Re: network discovery & selection: problem definition
From: Jari Arkko (jari.arkkopiuha.net)
Date: Mon, 1 Dec 2003 05:15:06 -0600 (CST)
Michael Richardson wrote:

Jari> We could call this the "payload route binding problem". In this
Jari> problem, authentication and l2 support do not guarantee that
Jari> the packets are actually routed through the path that appears to have
Jari> been offered. Basically, if I have a flat fee account *and* a deal


If I took a shared key from the EAP EMSK somewhere, and used that to
authenticate the DHCP server (3118), it might have a serious positive
benefit.


In v6 land, we could use the channel created by EAP to provide the
certificates for the SEND secured RA. Both ways, that means that we are sure we are speaking at layer 3 to the services that we authenticated at
layer two.

This is interesting. But, as far as I can see, this does not completely solve the problem. In v4, the attacking node would simply offer its own DHCP server, the user would authenticate it and get an internal IP address from it. Then the attacking node would NAT all the packets to an address provided by the real bandwidth provider.

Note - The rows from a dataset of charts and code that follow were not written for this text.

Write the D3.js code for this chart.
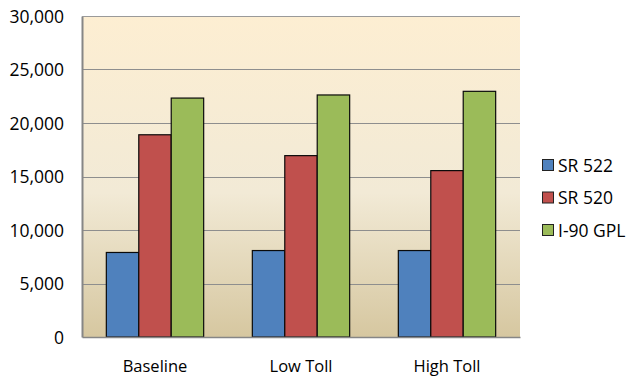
<!DOCTYPE html>
<html>
<head>
<meta charset="utf-8">
<script src="https://cdn.jsdelivr.net/npm/d3@7"></script>
<style>
  html, body { margin: 0; padding: 0; background: #fff; }
  svg { display: block; }
  text { font-family: "Open Sans", "Liberation Sans", sans-serif; fill: #000; }
</style>
</head>
<body>
<svg id="chart" width="628" height="381"></svg>
<script>
// Scenario categories and per-route volumes
const categories = ["Baseline", "Low Toll", "High Toll"];
const seriesNames = ["SR 522", "SR 520", "I-90 GPL"];
const sr522 = [7900, 8080, 8080];
const sr520 = [18900, 16950, 15550];
const i90gpl = [22330, 22620, 22960];
const yTicks = [0, 5000, 10000, 15000, 20000, 25000, 30000];
const seriesColors = ["#4F81BD", "#C0504D", "#9BBB59"];

const seriesValues = [sr522, sr520, i90gpl];

const W = 628, H = 381;
const margin = { top: 16, right: 108, bottom: 44, left: 82 };
const innerW = W - margin.left - margin.right;
const innerH = H - margin.top - margin.bottom;

const svg = d3.select("#chart");

// Plot-area background gradient
const defs = svg.append("defs");
const grad = defs.append("linearGradient")
  .attr("id", "plotBg").attr("x1", 0).attr("y1", 0).attr("x2", 0).attr("y2", 1);
grad.append("stop").attr("offset", "0%").attr("stop-color", "#FDEED2");
grad.append("stop").attr("offset", "55%").attr("stop-color", "#F2EAD6");
grad.append("stop").attr("offset", "100%").attr("stop-color", "#D6C7A0");

const g = svg.append("g").attr("transform", `translate(${margin.left},${margin.top})`);

const x0 = d3.scaleBand().domain(categories).range([0, innerW]).paddingInner(0).paddingOuter(0);
const y = d3.scaleLinear().domain([0, 30000]).range([innerH, 0]);

// Three bars per group with a gap of 1.5 bar widths
const barW = x0.bandwidth() / (seriesNames.length + 1.5);
const x1 = d3.scaleBand().domain(seriesNames)
  .range([barW * 0.75, barW * 0.75 + barW * seriesNames.length]);

g.append("rect")
  .attr("x", 0).attr("y", 0).attr("width", innerW).attr("height", innerH)
  .attr("fill", "url(#plotBg)");

// Gridlines
g.append("g")
  .selectAll("line")
  .data(yTicks.filter(d => d > 0))
  .join("line")
  .attr("x1", 0).attr("x2", innerW)
  .attr("y1", d => Math.round(y(d)) + 0.5).attr("y2", d => Math.round(y(d)) + 0.5)
  .attr("stroke", "#8E8E8E").attr("stroke-width", 1);

// Bars
const groups = g.append("g")
  .selectAll("g")
  .data(categories)
  .join("g")
  .attr("transform", d => `translate(${x0(d)},0)`);

groups.selectAll("rect")
  .data((c, ci) => seriesNames.map((s, si) => ({ s, si, v: seriesValues[si][ci] })))
  .join("rect")
  .attr("x", d => x1(d.s))
  .attr("y", d => y(d.v))
  .attr("width", x1.bandwidth())
  .attr("height", d => innerH - y(d.v))
  .attr("fill", d => seriesColors[d.si])
  .attr("stroke", "#0a0a0a")
  .attr("stroke-width", 1.2);

// Y axis
const yAxis = g.append("g")
  .call(d3.axisLeft(y).tickValues(yTicks).tickFormat(d3.format(",")).tickSize(0).tickPadding(18));
yAxis.select(".domain").attr("stroke", "#868686").attr("stroke-width", 2);
yAxis.selectAll("text").attr("font-size", 17.5).attr("dy", "0.35em");

// X axis
const xAxis = g.append("g")
  .attr("transform", `translate(0,${innerH})`)
  .call(d3.axisBottom(x0).tickSize(0).tickPadding(23));
xAxis.select(".domain").attr("stroke", "#868686").attr("stroke-width", 1.5);
xAxis.selectAll("text").attr("font-size", 16.5).attr("dy", "0.71em");

// Top border of the plot area
g.append("line")
  .attr("x1", 0).attr("x2", innerW).attr("y1", 0.5).attr("y2", 0.5)
  .attr("stroke", "#9A9A9A").attr("stroke-width", 1);

// Legend
const legend = svg.append("g").attr("transform", "translate(542,159)");
const li = legend.selectAll("g")
  .data(seriesNames)
  .join("g")
  .attr("transform", (d, i) => `translate(0,${i * 32.5})`);
li.append("rect")
  .attr("x", 0.5).attr("y", 0.5).attr("width", 11).attr("height", 11)
  .attr("fill", (d, i) => seriesColors[i])
  .attr("stroke", "#222").attr("stroke-width", 1);
li.append("text")
  .attr("x", 16).attr("y", 12.5)
  .attr("font-size", 17.5)
  .text(d => d);
</script>
</body>
</html>
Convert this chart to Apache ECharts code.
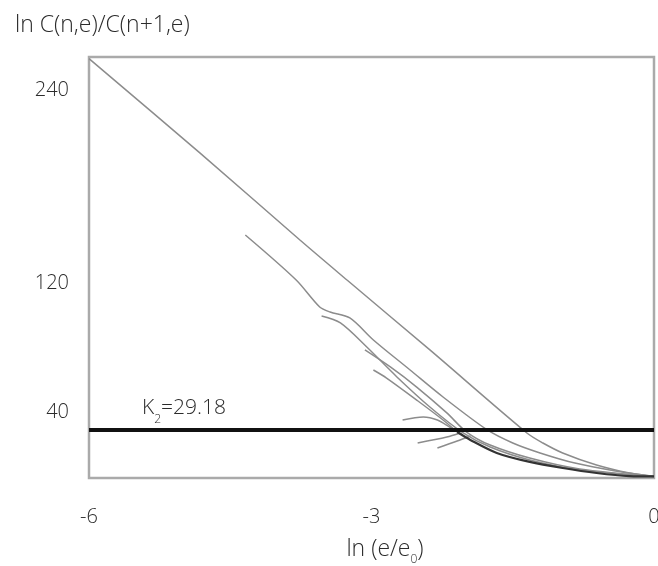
<!DOCTYPE html>
<html>
<head>
<meta charset="utf-8">
<script src="https://cdn.jsdelivr.net/npm/echarts@6/dist/echarts.min.js"></script>
<style>
html, body { margin: 0; padding: 0; background: #fff; }
#chart { width: 658px; height: 566px; }
</style>
</head>
<body>
<div id="chart"></div>
<script>
// axis ticks as printed on the figure
const xTicks = [-6, -3, 0];
const yTicks = [40, 120, 240];
const k2 = 29.18;

// curves, [ln(e/e0), ln C(n,e)/C(n+1,e)]
const lineA = [[-6, 260], [-4.82, 201.2], [-3.76, 147.1], [-3.26, 122.2], [-2.38, 78.7], [-1.35, 27.0], [-1.18, 20.8], [-0.97, 14.6], [-0.61, 7.1], [-0.26, 2.1], [0, 0]];
const lineB = [[-4.34, 150.2], [-3.80, 122.2], [-3.55, 105.4], [-3.44, 102.3], [-3.23, 98.6], [-2.98, 84.9], [-2.59, 66.2], [-2.24, 49.4], [-1.77, 28.9], [-1.50, 20.8], [-1.21, 14.6], [-0.84, 8.3], [-0.41, 3.4], [0, 0]];
const lineC = [[-3.53, 99.8], [-3.33, 95.5], [-3.05, 80.5], [-2.73, 61.9], [-2.38, 43.2], [-2.04, 27.6], [-1.74, 18.3], [-1.32, 10.2], [-0.79, 4.0], [0, 0]];
const lineD = [[-3.07, 78.7], [-2.80, 68.1], [-2.52, 55.6], [-2.20, 39.5], [-1.99, 27.6], [-1.74, 19.5], [-1.32, 11.4], [-0.79, 4.6], [0, 0]];
const lineE = [[-2.98, 66.2], [-2.84, 61.2], [-2.52, 47.5], [-2.24, 35.1], [-2.09, 27.6]];
const lineDark = [[-2.09, 27.6], [-1.95, 22.7], [-1.67, 14.6], [-1.32, 9.0], [-0.97, 5.2], [-0.61, 2.1], [-0.26, 0.2], [0, 0]];
const lineF = [[-2.67, 35.1], [-2.45, 37.0], [-2.30, 35.1], [-2.17, 30.7], [-2.03, 25.8]];
const lineG1 = [[-2.51, 20.8], [-2.20, 24.5], [-2.06, 27.0]];
const lineG2 = [[-2.30, 17.7], [-2.09, 22.0], [-1.95, 25.1]];

const grayLines = [lineA, lineB, lineC, lineD, lineE, lineF, lineG1, lineG2];

const font = '"Open Sans", "Noto Sans", sans-serif';
const textColor = '#2b2b2b';
const subStyle = { fontFamily: font, fontSize: 12, color: textColor, padding: [22, 0, 0, 0] };

function curve(data, color, width) {
    return {
        type: 'line',
        data: data,
        showSymbol: false,
        smooth: 0.3,
        silent: true,
        lineStyle: { color: color, width: width },
    };
}

const series = grayLines.map((d) => curve(d, '#8c8c8c', 1.5));
series.push(curve(lineDark, '#333', 2.2));
series[0].markLine = {
    silent: true,
    symbol: ['none', 'none'],
    lineStyle: { color: '#111', width: 4, type: 'solid' },
    label: {
        position: 'insideStartTop',
        distance: [53, 4],
        formatter: 'K{sub|2}=' + k2,
        fontFamily: font,
        fontSize: 21,
        fontWeight: 300,
        color: textColor,
        rich: { sub: subStyle },
    },
    data: [{ yAxis: k2 }],
};

const chart = echarts.init(document.getElementById('chart'));
chart.setOption({
    animation: false,
    backgroundColor: '#fff',
    title: {
        text: 'ln C(n,e)/C(n+1,e)',
        left: 10,
        top: 9,
        textStyle: { fontFamily: font, fontSize: 23, fontWeight: 300, color: textColor },
    },
    grid: {
        left: 89,
        right: 4,
        top: 57,
        bottom: 88,
        outerBoundsMode: 'none',
        containLabel: false,
        show: true,
        borderColor: '#aaaaaa',
        borderWidth: 2.5,
    },
    xAxis: {
        type: 'value',
        min: -6,
        max: 0,
        interval: 3,
        axisLine: { show: false },
        axisTick: { show: false },
        splitLine: { show: false },
        axisLabel: {
            customValues: xTicks,
            margin: 29,
            fontFamily: font,
            fontSize: 20,
            fontWeight: 300,
            color: textColor,
        },
        name: 'ln (e/e{sub|0})',
        nameLocation: 'middle',
        nameGap: 54,
        nameTextStyle: {
            fontFamily: font,
            fontSize: 23,
            fontWeight: 300,
            color: textColor,
            padding: [0, 0, 0, 27],
            rich: { sub: subStyle },
        },
    },
    yAxis: {
        type: 'value',
        min: -1,
        max: 261,
        axisLine: { show: false },
        axisTick: { show: false },
        splitLine: { show: false },
        axisLabel: {
            customValues: yTicks,
            margin: 20,
            fontFamily: font,
            fontSize: 20,
            fontWeight: 300,
            color: textColor,
        },
    },
    series: series,
});
</script>
</body>
</html>
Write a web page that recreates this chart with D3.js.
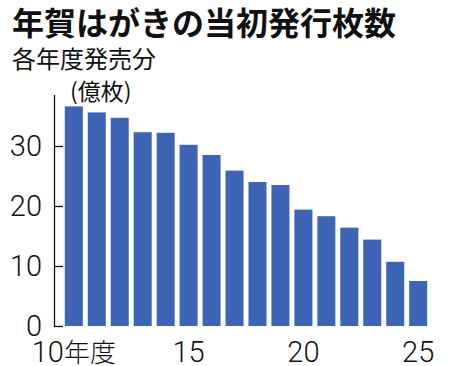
<!DOCTYPE html>
<html><head><meta charset="utf-8">
<script src="https://d3js.org/d3.v7.min.js"></script>
<style>
html,body{margin:0;padding:0;background:#fff;}
svg{display:block;}
text{font-family:"Noto Sans CJK JP","Noto Sans",sans-serif;fill:#111;}
.num{font-family:Roboto,"Liberation Sans",sans-serif;font-weight:300;}
</style></head>
<body>
<script>
const years = [2010,2011,2012,2013,2014,2015,2016,2017,2018,2019,2020,2021,2022,2023,2024,2025];
const values = [36.6,35.6,34.7,32.3,32.2,30.2,28.5,25.9,24.0,23.5,19.4,18.3,16.4,14.4,10.7,7.5];
const yTicks = [0,10,20,30];
const xTickLabels = {2010:["10","年度"],2015:["15"],2020:["20"],2025:["25"]};
const title = "年賀はがきの当初発行枚数";
const subtitle = "各年度発売分";
const unit = "(億枚)";

const W=467,H=366;
const svg=d3.select("body").append("svg").attr("width",W).attr("height",H);

const x=d3.scaleBand().domain(years).range([62.5,429.5]).paddingInner(0.215).paddingOuter(0.1);
const y=d3.scaleLinear().domain([0,30]).range([326,146]);

svg.append("text").attr("x",12).attr("y",35).attr("font-size",32).attr("font-weight",700).text(title);
svg.append("text").attr("x",12).attr("y",68).attr("font-size",24).attr("font-weight",400).text(subtitle);
svg.append("text").attr("x",70).attr("y",100).attr("font-size",23).text(unit);

svg.append("g").selectAll("rect").data(values).join("rect")
  .attr("x",(d,i)=>x(years[i])).attr("width",x.bandwidth())
  .attr("y",d=>y(d)).attr("height",d=>y(0)-y(d))
  .attr("fill","#3D64B5");

svg.append("line").attr("x1",54.5).attr("x2",54.5).attr("y1",95).attr("y2",326.5).attr("stroke","#111").attr("stroke-width",1.3);
const yt=svg.append("g");
yt.selectAll("line").data(yTicks).join("line")
  .attr("x1",54).attr("x2",63).attr("y1",d=>Math.round(y(d))+0.5).attr("y2",d=>Math.round(y(d))+0.5)
  .attr("stroke","#111").attr("stroke-width",1.3);
yt.selectAll("text").data(yTicks).join("text").attr("class","num")
  .attr("x",42).attr("y",d=>y(d)+10).attr("text-anchor","end").attr("font-size",29)
  .text(d=>d);

const xl=svg.append("g").selectAll("text").data(years.filter(d=>xTickLabels[d])).join("text")
  .attr("x",d=>x(d)+x.bandwidth()/2).attr("y",362).attr("text-anchor","middle");
xl.each(function(d){
  const t=d3.select(this);
  const parts=xTickLabels[d];
  t.append("tspan").attr("class","num").attr("font-size",29).text(parts[0]);
  if(parts[1]) t.append("tspan").attr("font-size",26).attr("font-weight",300).text(parts[1]);
});
</script>
</body></html>
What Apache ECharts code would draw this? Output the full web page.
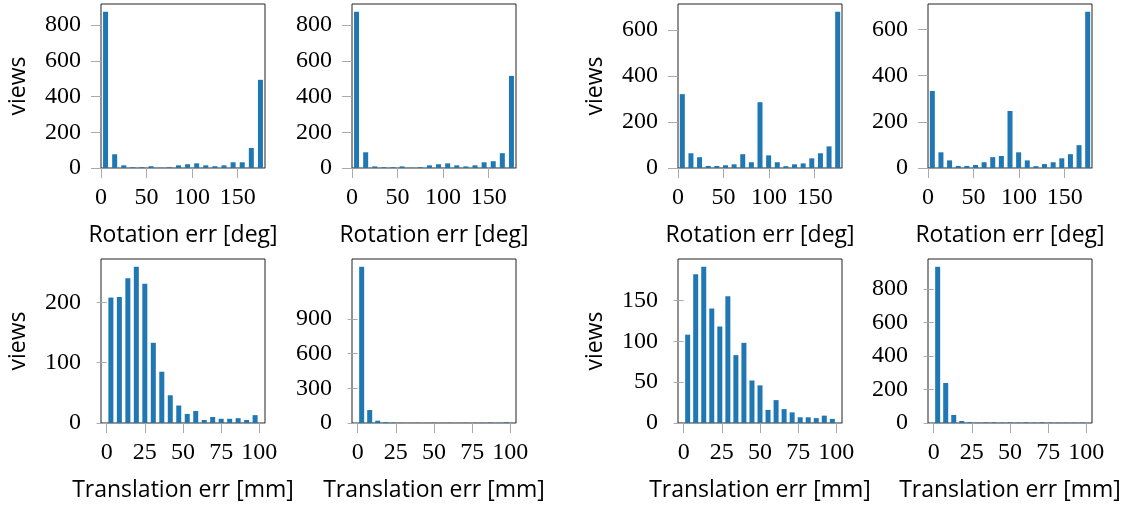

The situation isn't much better in v6, except that we might perhaps expect
or even verify that there is no NATs in between. If we could do that, then
the RA signatures are sufficient to bind our own address - router - access
authentication together.

And if the attacker tunnels everything through the access
network to a centrally placed server, then neither EMSK or
RA certs are going to be very helpful. But in this case
the attacker would have to provide at least some central
bandwidth, even if he can skip the provisioning of the
access network.

I'm ccing Bob because he was recently interested in certificates
handed out from L2.

  I'd like a way to avoid the attack by careful network selection.
  If you think it is out of scope - that's fine. But it is, in my opinion

Its probably in scope for IETF to figure out, but this might also be bigger than network selection issue and handled separately. Anyway, lets focus on mapping what the problem is, when that concludes we can think about how to divide the work.

one of the major things that has fallen through the cracks between IETF
and IEEE.

Agreed. Part of the reason for this is that the understanding of various binding issues has only grown recently... and I think we are still learning, as far it comes to IP vs. L2 issues.